In 1939, Dudley Pierrepont Gilbert and James Campbell testified to the Dies Committee that several members of the Harmonie Club were engaged in a plot to instigate a communist revolution that would overthrow the U.S. government. As evidence, they cited a rumor that supposedly traced back to a conversation a Harmonie Club waiter overheard. In private letters, Gilbert had praised fascist leaders. He had also been photographed doing the Nazi salute.

George Deatherage and George Moseley both testified in the hearing; they offered little evidence of the Harmonie Club members' alleged plot, and demonstrated thoroughly antisemitic beliefs.
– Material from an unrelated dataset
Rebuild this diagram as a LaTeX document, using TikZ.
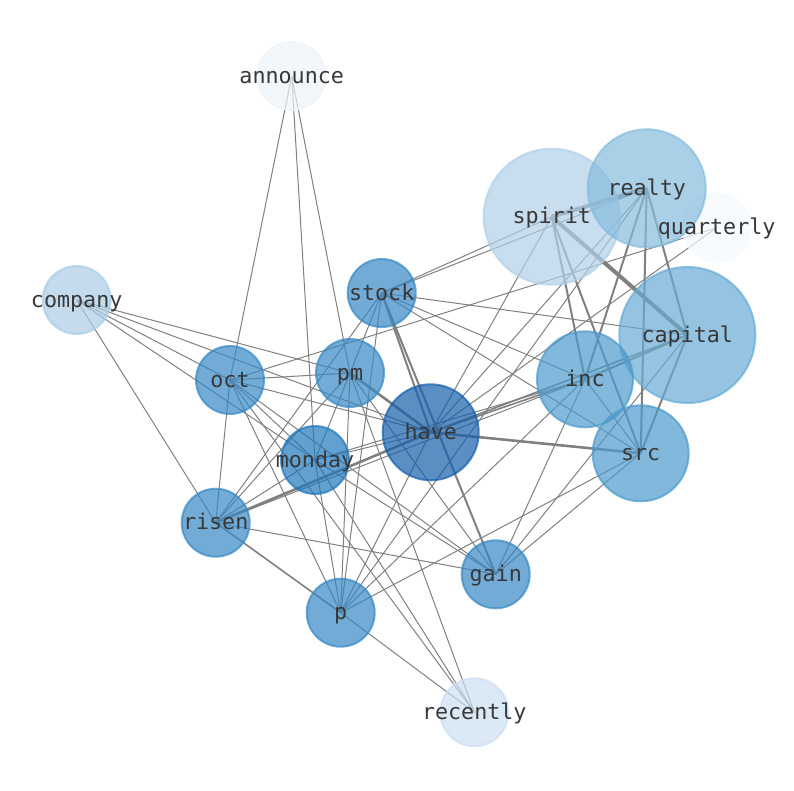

The committee took a leading role in resettling refugees from the Nazis and in ensuring their contribution to the Allied war effort. Albert Einstein and other prominent Anti-Nazi figures of the day sponsored events at the club to raise awareness of the Nazis' persecution of the Jews. The growth of the Club was halted in 1941 with the American entry into World War II. The club continued to operate throughout the war and resumed its philanthropic programs from World War I, such as hosting functions for enlisted men. Following the war, the Club's membership returned to pre-Depression numbers.

===Recent events===
Over the years its political role in the community appeared to have moderated, and it became more of a social center, as well as extending its membership to include non-German Jews and others. In 1987, it was the location of the world's 'most charitable' bridge game, which raised $62,000. Historically known as a Jewish club, the club has indicated a willingness to broaden its membership. Nonetheless, a perceived lack of diversity caused member Michael Bloomberg to resign in 2001, in anticipation of his initial mayoral run.

As a New York cultural institution, the Harmonie Club has been host to numerous political and cultural luminaries in recent years, including a visit and address from former U.S. President Bill Clinton in 2007, presentations or panel discussions with Senators Hillary Clinton, Chuck Schumer, Representative Charles Rangel, every New York mayor and governor since Mayor Robert F. Wagner Jr., and Governor Herbert H. Lehman.

In October 2018 the Harmonie Club of NYC named Davina Weinstein the first female general manager in the 166 year history of the club. Ms. Weinstein is also one of the first female general managers in New York City club history overall.